Semua ini begitu jelas menunjukkan bahwa seluruh sikap-sikap tersebut mengharamkan hal-hal yang justru dihalalkan dalam ketentuan syariat, sekaligus mengabaikan perkara yang diharapkan penerapannya oleh Sang Pembuat syariat ini. Sekalipun hal tersebut diniatkan dalam rangka menempuh jalan menuju (kebaikan) akhirat. Karena sikap tersebut termasuk bagian dari konsep kependetaan, sementara tidak ada konsep kependetaan dalam Islam.” (Al I’tishom 2/212)
Penutup
Alhamdulillah, berati kita berkesempatan menjalankan suatu jenis ibadah yang terkumpul padanya sekian banyak manfaat dunia dan akhirat. Termasuk sebagai bentuk baro-ah (antipati) kita terhadap sekian banyak ciri dan kebiasaan tercela umat ahli kitab dan non muslim secara umum. Tampaknya inilah bagian bimbingan ‘al furqon’ yang menjadi pembeda antara konsep petunjuk dan kebatilan, yang Al Quran sebagai Al Furqon diturunkan di bulan Ramadhan. Jelas tak berlebihan apabila kapasitas untuk mengekang nafsu agar taat kepada Sang Pencipta semata diiringi upaya serius menyelisihi musuh-musuh-Nya merupakan wujud keimanan yang semestinya.
Pada bulan Ramadhan, muslimin berkesempatan memperoleh ampunan dengan mewujudkan iman dan harapan kuat balasan baik hanya kepada Allah semata.

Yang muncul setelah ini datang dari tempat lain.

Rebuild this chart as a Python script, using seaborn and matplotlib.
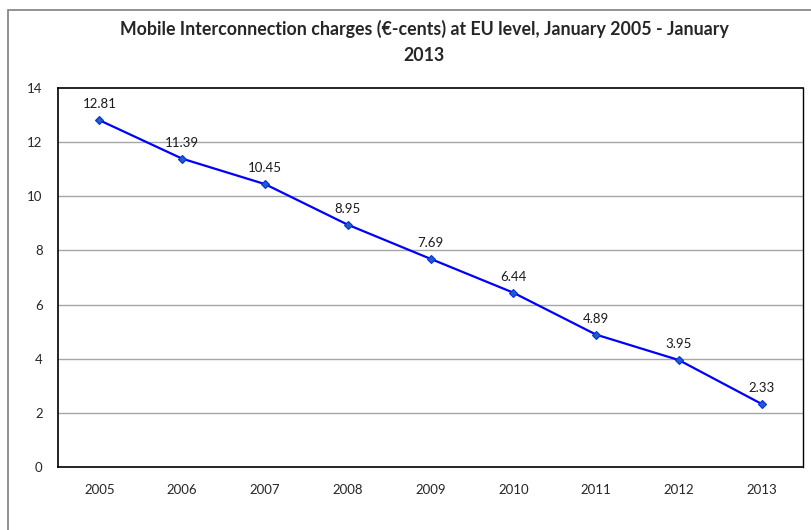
import matplotlib
matplotlib.use("Agg")
import matplotlib.pyplot as plt
import matplotlib.patches as mpatches
from matplotlib.ticker import FixedLocator, NullFormatter
import seaborn as sns
import pandas as pd

years = ["2005", "2006", "2007", "2008", "2009", "2010", "2011", "2012", "2013"]
charges = [12.81, 11.39, 10.45, 8.95, 7.69, 6.44, 4.89, 3.95, 2.33]
y_ticks = [0, 2, 4, 6, 8, 10, 12, 14]
title = "Mobile Interconnection charges (\u20ac-cents) at EU level, January 2005 - January\n2013"

sns.set_style("white")
plt.rcParams["font.family"] = ["Lato", "DejaVu Sans"]

df = pd.DataFrame({"pos": range(len(years)), "year": years, "charge": charges})

fig = plt.figure(figsize=(8.11, 5.30), dpi=100)
ax = fig.add_axes([58 / 811, 1 - 467 / 530, (803 - 58) / 811, (467 - 88) / 530])

# outer chart frame
fig.patches.append(mpatches.Rectangle((8 / 811, -0.05), 1.2, 1 - 10 / 530 + 0.05,
                                      transform=fig.transFigure, fill=False,
                                      edgecolor="#7f7f7f", linewidth=1.2, zorder=0))

for t in y_ticks[1:-1]:
    ax.axhline(t, color="#a6a6a6", linewidth=1.0, zorder=0)

sns.lineplot(data=df, x="pos", y="charge", ax=ax, color="#0000ff", linewidth=1.6,
             marker="D", markersize=4.5, markerfacecolor="#1a5fd0",
             markeredgecolor="#0a2ed8", markeredgewidth=0.8, zorder=3)

for p, v in zip(df["pos"], df["charge"]):
    ax.annotate(f"{v:.2f}", (p, v), xytext=(0, 7), textcoords="offset points",
                ha="center", va="bottom", fontsize=9.5, color="#1a1a1a")

ax.set_xlim(-0.5, len(years) - 0.5)
ax.set_ylim(0, 14)
ax.set_yticks(y_ticks)
ax.set_yticklabels([str(t) for t in y_ticks], fontsize=9.5)
ax.set_xticks(list(range(len(years))))
ax.set_xticklabels(years, fontsize=9.5)
ax.xaxis.set_minor_locator(FixedLocator([i - 0.5 for i in range(len(years) + 1)]))
ax.xaxis.set_minor_formatter(NullFormatter())
ax.tick_params(axis="x", which="major", length=0, pad=12)
ax.tick_params(axis="x", which="minor", length=5, width=1, color="black", direction="out")
ax.tick_params(axis="y", length=5, width=1, color="black", direction="out", pad=6)
ax.set_xlabel("")
ax.set_ylabel("")
for s in ax.spines.values():
    s.set_color("black")
    s.set_linewidth(1.2)
ax.spines["right"].set_linewidth(1.0)

fig.text(424 / 811, 1 - 42 / 530, title, ha="center", va="center",
         fontsize=12.8, fontweight="bold", linespacing=1.6)

fig.savefig("out.png", dpi=100)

Barangsiapa yang berpuasa di bulan Ramadhan dengan iman yang benar dan berharap mendapat balasan kebaikan dari Allah pasti akan diampuni dosanya yang telah lalu. Demikian makna hadits shahih yang selalu menjadi pelecut jiwa yang bertakwa di bulan penuh barokah ini.
Mari ajarkan dan budayakan ibadah puasa kepada anak-anak dan remaja kita. Semoga Allah memberi kita semua taufiq-Nya untuk bisa meraih kebaikan dan keberkahan itu semuanya. Semoga Allah Yang Maha Perkasa menjauhkan kita dari berbagai kerusakan moral dan penyakit sosial di tengah muslimin.